Are Trump’s proposed changes to the higher education budget extending an existing trend in federal higher education policy?
Federal financial aid has shifted increasingly toward self-help aid such as work-study and federal student loans, with lessening support for gift-based aid, e.g., Pell Grants, SEOG and state-level grants. Therefore, the way in which funding currently is allocated does not readily reflect limited resources being distributed in an equitable fashion.
If financial aid is to be truly responsive to advancing opportunities and producing equitable student outcomes across income levels, we need to strike a better balance between grant-based gift forms of financial aid and loan-based aid.

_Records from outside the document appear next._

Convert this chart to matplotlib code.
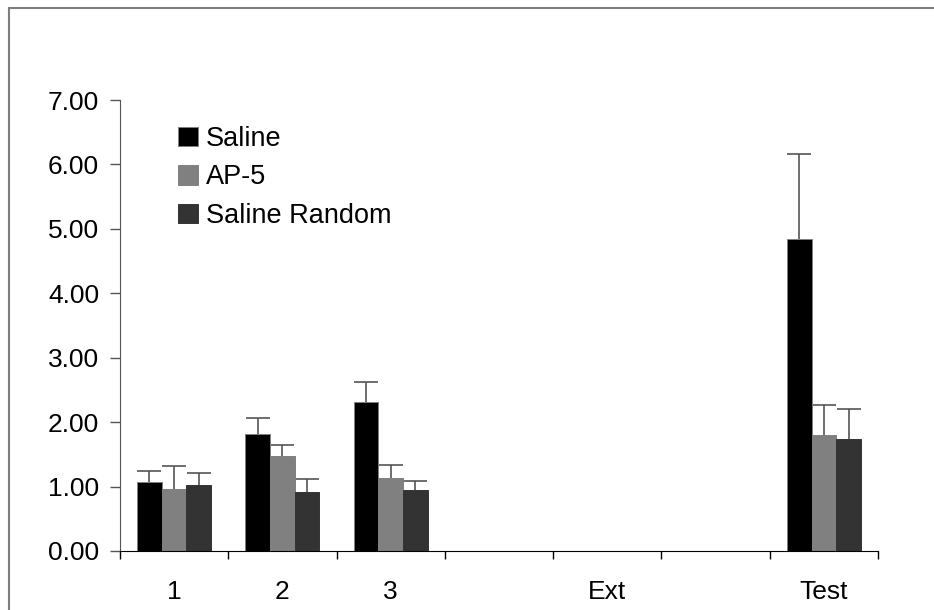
import matplotlib.pyplot as plt
import numpy as np
from matplotlib.patches import Rectangle

plt.rcParams['font.family'] = ['Liberation Sans', 'DejaVu Sans']

# Data (blank slots are spacer categories)
categories = ['1', '2', '3', '', 'Ext', '', 'Test']
saline = [1.07, 1.81, 2.31, np.nan, np.nan, np.nan, 4.84]
saline_err = [0.17, 0.25, 0.32, np.nan, np.nan, np.nan, 1.32]
ap5 = [0.96, 1.47, 1.14, np.nan, np.nan, np.nan, 1.80]
ap5_err = [0.36, 0.18, 0.19, np.nan, np.nan, np.nan, 0.47]
saline_random = [1.02, 0.92, 0.95, np.nan, np.nan, np.nan, 1.74]
saline_random_err = [0.19, 0.20, 0.13, np.nan, np.nan, np.nan, 0.47]
series_names = ['Saline', 'AP-5', 'Saline Random']
y_ticks = [0, 1, 2, 3, 4, 5, 6, 7]

fig = plt.figure(figsize=(9.34, 6.10), dpi=100)
ax = fig.add_axes([120 / 934, 1 - 551 / 610, (878 - 120) / 934, (551 - 100) / 610])

# border around the chart area (only top/left visible in the reference)
fig.patches.append(Rectangle((9 / 934, -0.05), 1.2, 1 - 8 / 610 + 0.05,
                             transform=fig.transFigure, fill=False,
                             edgecolor='#7f7f7f', linewidth=1.5))

x = np.arange(len(categories))
width = 0.228
colors = ['#000000', '#808080', '#333333']
edges = ['#7f7f7f', '#808080', '#333333']
handles = []
for i, (vals, errs) in enumerate([(saline, saline_err), (ap5, ap5_err),
                                  (saline_random, saline_random_err)]):
    vals = np.array(vals)
    errs = np.array(errs)
    pos = x + (i - 1) * width
    b = ax.bar(pos, vals, width, color=colors[i], edgecolor=edges[i],
               linewidth=0.7, zorder=2)
    handles.append(b)
    eb = ax.errorbar(pos, vals, yerr=[np.zeros_like(errs), errs], fmt='none',
                     ecolor='#555555', elinewidth=1.2, capsize=8.6,
                     capthick=1.2, zorder=1)
    # plus-only error bars: hide the cap sitting on the bar top
    eb[1][0].set_visible(False)

ax.set_xlim(-0.5, len(categories) - 0.5)
ax.set_ylim(0, 7)
ax.set_yticks(y_ticks)
ax.set_yticklabels([f'{v:.2f}' for v in y_ticks])
ax.set_xticks(x)
ax.set_xticklabels(categories)
ax.set_xticks(np.arange(-0.5, len(categories), 1), minor=True)

ax.tick_params(axis='x', which='major', length=0, pad=21, labelsize=19)
ax.tick_params(axis='x', which='minor', length=6, width=1, direction='out')
ax.tick_params(axis='y', length=7, width=1, direction='out', pad=8,
               labelsize=19, color='#555555')

for s in ['top', 'right']:
    ax.spines[s].set_visible(False)
ax.spines['left'].set_color('#555555')
ax.spines['bottom'].set_color('black')

ax.legend(handles, series_names, loc='upper left',
          bbox_to_anchor=(178 / 934, 1 - 126 / 610),
          bbox_transform=fig.transFigure, frameon=False, fontsize=19.5,
          handlelength=0.74, handleheight=0.74, handletextpad=0.3,
          labelspacing=0.46, borderpad=0, borderaxespad=0)

fig.savefig('out.png', dpi=100)
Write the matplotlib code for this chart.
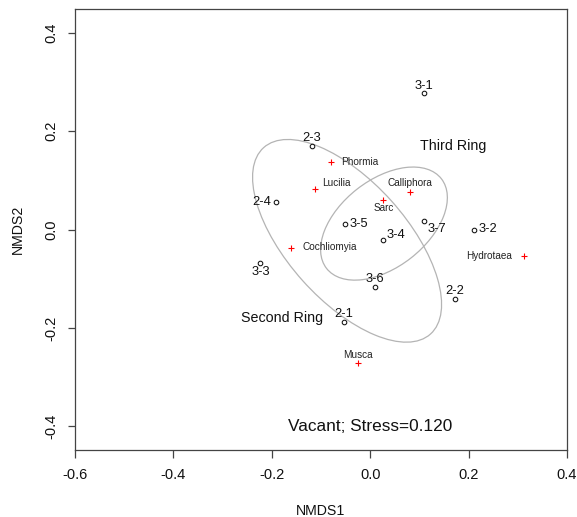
import numpy as np
import matplotlib
matplotlib.use("Agg")
import matplotlib.pyplot as plt
from matplotlib.patches import Ellipse

plt.rcParams['font.family'] = ['Liberation Sans', 'DejaVu Sans']

# ---- data ----
site_names = ["3-1", "2-3", "2-4", "3-5", "3-4", "3-7", "3-2", "3-3", "3-6", "2-1", "2-2"]
site_x = [0.109, -0.118, -0.192, -0.051, 0.027, 0.110, 0.211, -0.223, 0.009, -0.054, 0.172]
site_y = [0.277, 0.169, 0.055, 0.011, -0.022, 0.017, 0.000, -0.069, -0.117, -0.188, -0.142]

species_names = ["Phormia", "Lucilia", "Calliphora", "Sarc", "Cochliomyia", "Hydrotaea", "Musca"]
species_x = [-0.079, -0.112, 0.080, 0.027, -0.161, 0.312, -0.024]
species_y = [0.137, 0.083, 0.076, 0.060, -0.037, -0.054, -0.272]

ring_names = ["Second Ring", "Third Ring"]
ring_center_x = [-0.047, 0.028]
ring_center_y = [-0.023, 0.012]
ring_var_x = [0.0369, 0.0166]
ring_var_y = [0.0424, 0.0132]
ring_cov_xy = [-0.0248, 0.0068]
ring_label_x = [-0.180, 0.169]
ring_label_y = [-0.179, 0.170]

stress_text = "Vacant; Stress=0.120"
stress_x, stress_y = 0.0, -0.400

x_ticks = [-0.6, -0.4, -0.2, 0.0, 0.2, 0.4]
y_ticks = [-0.4, -0.2, 0.0, 0.2, 0.4]
x_label = "NMDS1"
y_label = "NMDS2"

# ---- label placement (style) ----
site_offsets = {
    "3-1": (0, 5.5, 'center'), "2-3": (0, 6.0, 'center'), "2-4": (-3.4, 0, 'right'),
    "3-5": (3.4, 0, 'left'), "3-4": (2.4, 3.6, 'left'), "3-7": (2.4, -5.5, 'left'),
    "3-2": (3.0, 0, 'left'), "3-3": (0, -6.0, 'center'), "3-6": (0, 5.8, 'center'),
    "2-1": (0, 5.8, 'center'), "2-2": (0, 5.8, 'center'),
}
species_offsets = {
    "Phormia": (7.2, 0, 'left'), "Lucilia": (4.8, 4.3, 'left'),
    "Calliphora": (0, 6.3, 'center'), "Sarc": (0, -5.5, 'center'),
    "Cochliomyia": (8.6, 0.5, 'left'), "Hydrotaea": (-8.6, 0, 'right'),
    "Musca": (0, 5.8, 'center'),
}

W, H = 577, 517
fig = plt.figure(figsize=(W / 100, H / 100), dpi=100)
ax = fig.add_axes([75 / W, 67 / H, 492 / W, 441 / H])
ax.set_xlim(-0.6, 0.4)
ax.set_ylim(-0.448, 0.448)

# ellipses
for i in range(len(ring_names)):
    cov = np.array([[ring_var_x[i], ring_cov_xy[i]], [ring_cov_xy[i], ring_var_y[i]]])
    vals, vecs = np.linalg.eigh(cov)
    order = np.argsort(vals)[::-1]
    vals, vecs = vals[order], vecs[:, order]
    angle = np.degrees(np.arctan2(vecs[1, 0], vecs[0, 0]))
    e = Ellipse((ring_center_x[i], ring_center_y[i]), 2 * np.sqrt(vals[0]), 2 * np.sqrt(vals[1]),
                angle=angle, fill=False, edgecolor='#b4b4b4', lw=0.9, zorder=2)
    ax.add_patch(e)
    ax.text(ring_label_x[i], ring_label_y[i], ring_names[i], fontsize=10.3,
            ha='center', va='center', color='#111111')

# sites
ax.plot(site_x, site_y, linestyle='none', marker='o', ms=3.3, mfc='none', mec='#111111',
        mew=0.75, zorder=3)
for n, x, y in zip(site_names, site_x, site_y):
    dx, dy, ha = site_offsets[n]
    ax.annotate(n, (x, y), xytext=(dx, dy), textcoords='offset points', ha=ha, va='center',
                fontsize=9.3, color='#111111')

# species
ax.plot(species_x, species_y, linestyle='none', marker='+', ms=4.5, color='red', mew=0.8,
        zorder=3)
for n, x, y in zip(species_names, species_x, species_y):
    dx, dy, ha = species_offsets[n]
    ax.annotate(n, (x, y), xytext=(dx, dy), textcoords='offset points', ha=ha, va='center',
                fontsize=7.2, color='#222222')

ax.text(stress_x, stress_y, stress_text, fontsize=12.4, ha='center', va='center', color='#111111')

# axes styling
for s in ax.spines.values():
    s.set_color('#444444')
    s.set_linewidth(0.9)
ax.set_xticks(x_ticks)
ax.set_xticklabels([f"{v:.1f}" for v in x_ticks])
ax.set_yticks(y_ticks)
ax.set_yticklabels([f"{v:.1f}" for v in y_ticks], rotation=90, va='center')
ax.tick_params(axis='both', direction='out', length=5.4, width=0.9, color='#444444',
               labelsize=10.5, labelcolor='#111111')
ax.tick_params(axis='x', pad=7.6)
ax.tick_params(axis='y', pad=6.3)

ax.set_xlabel(x_label, fontsize=10.2, color='#111111', va='center')
ax.xaxis.set_label_coords(0.5, -60.7 / 441)
ax.set_ylabel(y_label, fontsize=10.2, color='#111111', va='center')
ax.yaxis.set_label_coords(-57.3 / 492, 0.5)

fig.savefig("out.png", dpi=100)
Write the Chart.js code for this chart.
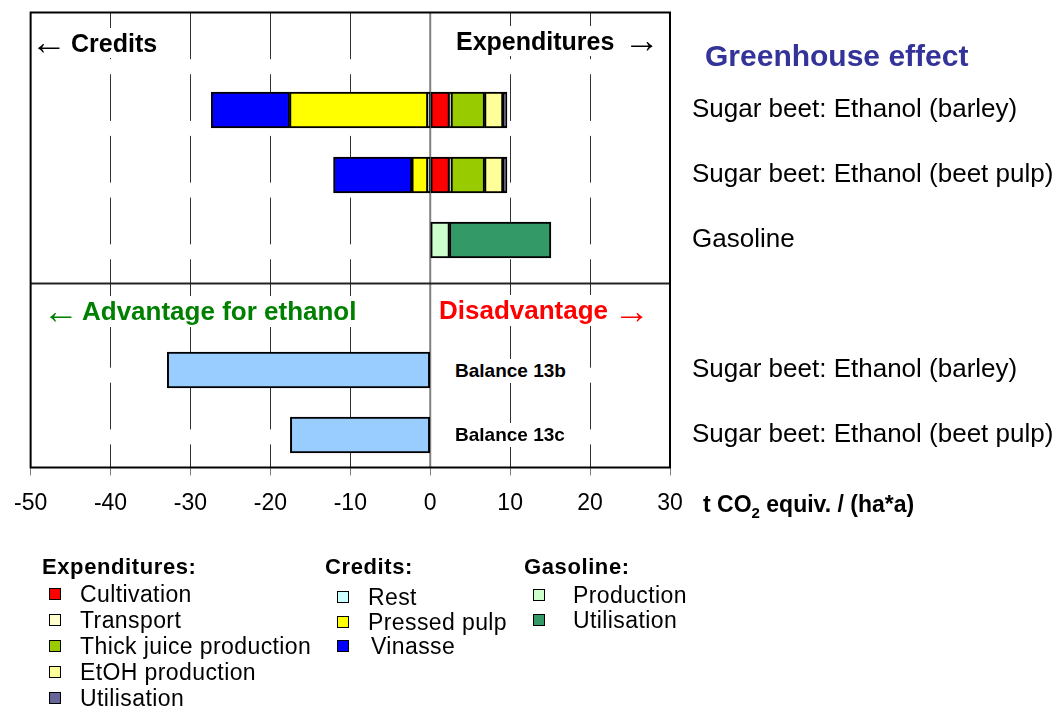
<!DOCTYPE html>
<html>
<head>
<meta charset="utf-8">
<script src="https://cdn.jsdelivr.net/npm/chart.js@4.4.1/dist/chart.umd.min.js"></script>
<style>
body { margin: 0; background: #fff; font-family: "Liberation Sans", Arial, sans-serif; }
#wrap { position: relative; width: 1054px; height: 709px; overflow: hidden; }
#chart { position: absolute; left: 0; top: 0; }
.lbl { position: absolute; white-space: nowrap; background: #fff; font-weight: bold; }
.arr { position: absolute; white-space: nowrap; font-size: 36px; line-height: 36px; font-weight: normal; }
.txt { position: absolute; white-space: nowrap; }
.mark { position: absolute; width: 10px; height: 10px; border: 1.5px solid #000; }
</style>
</head>
<body>
<div id="wrap">
<canvas id="chart" width="1054" height="709"></canvas>

<div class="arr" style="left:31px; top:23.5px;">&larr;</div>
<div class="lbl" style="left:71px; top:27.5px; font-size:25px; line-height:30px;">Credits</div>
<div class="lbl" style="left:456px; top:26px; font-size:25px; line-height:30px;">Expenditures</div>
<div class="arr" style="left:624px; top:22px;">&rarr;</div>
<div class="arr" style="left:43px; top:292.5px; color:#008000;">&larr;</div>
<div class="lbl" style="left:82px; top:295.5px; font-size:26px; line-height:31px; color:#008000;">Advantage for ethanol</div>
<div class="lbl" style="left:439px; top:295px; font-size:26px; line-height:31px; color:#ff0000;">Disadvantage</div>
<div class="arr" style="left:614px; top:292.5px; color:#ff0000;">&rarr;</div>
<div class="lbl" id="bal0" style="left:455px; top:359px; font-size:19px; line-height:24px;"></div>
<div class="lbl" id="bal1" style="left:455px; top:423px; font-size:19px; line-height:24px;"></div>

<div class="txt" style="left:705px; top:38px; font-size:30px; line-height:36px; font-weight:bold; color:#333399;">Greenhouse effect</div>
<div class="txt" style="left:703px; top:490px; font-size:23px; line-height:28px; font-weight:bold;">t CO<sub style="font-size:15px;">2</sub> equiv. / (ha*a)</div>

<div id="legend"></div>
</div>

<script>
// rows of the chart (top to bottom), empty rows hold the text captions
const rowLabels = ["", "Sugar beet: Ethanol (barley)", "Sugar beet: Ethanol (beet pulp)", "Gasoline", "", "Sugar beet: Ethanol (barley)", "Sugar beet: Ethanol (beet pulp)"];

// expenditures, t CO2 equiv. / (ha*a)
const cultivation = [null, 2.4, 2.4, null, null, null, null];
const transport = [null, 0.2, 0.2, null, null, null, null];
const thickJuice = [null, 4.2, 4.2, null, null, null, null];
const etohProd = [null, 2.3, 2.3, null, null, null, null];
const utilisation = [null, 0.5, 0.5, null, null, null, null];

// credits
const rest = [null, -0.3, -0.3, null, null, null, null];
const pressedPulp = [null, -17.3, -2.0, null, null, null, null];
const vinasse = [null, -9.8, -9.8, null, null, null, null];

// gasoline
const gasProduction = [null, null, null, 2.4, null, null, null];
const gasUtilisation = [null, null, null, 12.7, null, null, null];

// balances
const balance = [null, null, null, null, null, -32.9, -17.5];
const balanceNames = ["Balance 13b", "Balance 13c"];

const xTicks = [-50, -40, -30, -20, -10, 0, 10, 20, 30];

const colors = {
    cultivation: "#ff0000",
    transport: "#ffffcc",
    thickJuice: "#99cc00",
    etohProd: "#ffff99",
    utilisation: "#666699",
    rest: "#ccffff",
    pressedPulp: "#ffff00",
    vinasse: "#0000ff",
    gasProduction: "#ccffcc",
    gasUtilisation: "#339966",
    balance: "#99ccff"
};

const font = "'Liberation Sans', Arial, sans-serif";

function makeSet(label, data, color) {
    return {
        label: label,
        data: data,
        backgroundColor: color,
        borderColor: "#000000",
        borderWidth: 2,
        borderSkipped: false,
        barThickness: 36,
        stack: "all"
    };
}

// frame, zero line and the divider between the two blocks
const framePlugin = {
    id: "frame",
    beforeDatasetsDraw(chart) {
        let ctx = chart.ctx;
        let area = chart.chartArea;
        let x0 = chart.scales.x.getPixelForValue(0);
        ctx.save();
        ctx.strokeStyle = "#808080";
        ctx.lineWidth = 2;
        ctx.beginPath();
        ctx.moveTo(x0, area.top);
        ctx.lineTo(x0, area.bottom);
        ctx.stroke();
        ctx.restore();
    },
    afterDatasetsDraw(chart) {
        let ctx = chart.ctx;
        let area = chart.chartArea;
        let yDiv = chart.scales.y.getPixelForValue(3.67);
        ctx.save();
        ctx.strokeStyle = "#222222";
        ctx.lineWidth = 2;
        ctx.beginPath();
        ctx.moveTo(area.left, yDiv);
        ctx.lineTo(area.right, yDiv);
        ctx.stroke();
        ctx.strokeStyle = "#000000";
        ctx.strokeRect(area.left, area.top, area.right - area.left, area.bottom - area.top);
        ctx.restore();
    }
};

function initChart() {
    const ctx = document.getElementById("chart").getContext("2d");

    new Chart(ctx, {
        type: "bar",
        data: {
            labels: rowLabels,
            datasets: [
                makeSet("Cultivation", cultivation, colors.cultivation),
                makeSet("Transport", transport, colors.transport),
                makeSet("Thick juice production", thickJuice, colors.thickJuice),
                makeSet("EtOH production", etohProd, colors.etohProd),
                makeSet("Utilisation", utilisation, colors.utilisation),
                makeSet("Rest", rest, colors.rest),
                makeSet("Pressed pulp", pressedPulp, colors.pressedPulp),
                makeSet("Vinasse", vinasse, colors.vinasse),
                makeSet("Gasoline production", gasProduction, colors.gasProduction),
                makeSet("Gasoline utilisation", gasUtilisation, colors.gasUtilisation),
                makeSet("Balance", balance, colors.balance)
            ]
        },
        options: {
            indexAxis: "y",
            responsive: false,
            animation: false,
            layout: { padding: { left: 27, top: 12.5, right: 0, bottom: 0 } },
            plugins: {
                legend: { display: false },
                tooltip: { enabled: false }
            },
            scales: {
                x: {
                    type: "linear",
                    min: -50,
                    max: 30,
                    stacked: true,
                    afterBuildTicks: (scale) => { scale.ticks = xTicks.map(v => ({ value: v })); },
                    afterFit: (scale) => { scale.height = 709 - 467.5; },
                    ticks: {
                        color: "#000000",
                        padding: 14,
                        font: { family: font, size: 23 }
                    },
                    grid: {
                        color: (c) => {
                            if (c.tick && (c.tick.value === -50 || c.tick.value === 0 || c.tick.value === 30)) {
                                return "rgba(0,0,0,0)";
                            }
                            return "#333333";
                        },
                        lineWidth: 1,
                        tickColor: "#808080",
                        tickLength: 8
                    },
                    border: { display: false, dash: [46.7, 15] }
                },
                y: {
                    type: "category",
                    position: "right",
                    stacked: true,
                    afterFit: (scale) => {
                        scale.width = 1054 - 670;
                        scale.paddingTop = 0;
                        scale.paddingBottom = 0;
                    },
                    ticks: {
                        color: "#000000",
                        padding: 22,
                        font: { family: font, size: 26 }
                    },
                    grid: { display: false, drawTicks: false },
                    border: { display: false }
                }
            }
        },
        plugins: [framePlugin]
    });
}

function addHeading(text, x, yc) {
    let el = document.createElement("div");
    el.className = "txt";
    el.style.cssText = `left:${x}px; top:${yc - 13}px; font-size:22px; line-height:26px; font-weight:bold; letter-spacing:0.6px;`;
    el.textContent = text;
    document.getElementById("legend").appendChild(el);
}

function addItem(text, color, mx, tx, yc) {
    let m = document.createElement("div");
    m.className = "mark";
    m.style.left = mx + "px";
    m.style.top = (yc - 6) + "px";
    m.style.background = color;
    let el = document.createElement("div");
    el.className = "txt";
    el.style.cssText = `left:${tx}px; top:${yc - 13}px; font-size:23px; line-height:26px; letter-spacing:0.4px;`;
    el.textContent = text;
    let lg = document.getElementById("legend");
    lg.appendChild(m);
    lg.appendChild(el);
}

function initLegend() {
    addHeading("Expenditures:", 42, 567);
    addItem("Cultivation", colors.cultivation, 49, 80, 594);
    addItem("Transport", colors.transport, 49, 80, 620);
    addItem("Thick juice production", colors.thickJuice, 49, 80, 646);
    addItem("EtOH production", colors.etohProd, 49, 80, 672);
    addItem("Utilisation", colors.utilisation, 49, 80, 698);

    addHeading("Credits:", 325, 567);
    addItem("Rest", colors.rest, 337, 368, 597);
    addItem("Pressed pulp", colors.pressedPulp, 337, 368, 622);
    addItem("Vinasse", colors.vinasse, 337, 371, 646);

    addHeading("Gasoline:", 524, 567);
    addItem("Production", colors.gasProduction, 533, 573, 595);
    addItem("Utilisation", colors.gasUtilisation, 533, 573, 620);

    document.getElementById("bal0").textContent = balanceNames[0];
    document.getElementById("bal1").textContent = balanceNames[1];
}

initLegend();
initChart();
</script>
</body>
</html>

What is also concerning about the significant cuts Trump intends to make to Federal Work-Study is how the funds will be directed afterward. The budget blueprint indicates that the allocation formula will be reformed to ensure that funding goes to “students who will benefit the most,” but doesn’t specify how – or if – that will be accomplished.
Are Trump’s higher education priorities radically different from former President Obama’s?
The contrast could not be starker in terms of the prior and current presidential administrations relative to the higher education sector. The pendulum has swung – and quite swiftly – from promoting access, broadening participation and advancing college completion to limiting who is afforded access and pushing families out of postsecondary education.
The Trump administration does not appear particularly interested in ensuring access for all to postsecondary education or in extending college affordability to working-class families. If the proposed reductions in these federal aid programs are instituted, it is likely that there will be a widening opportunity gap and greater disparities between the haves and have-nots.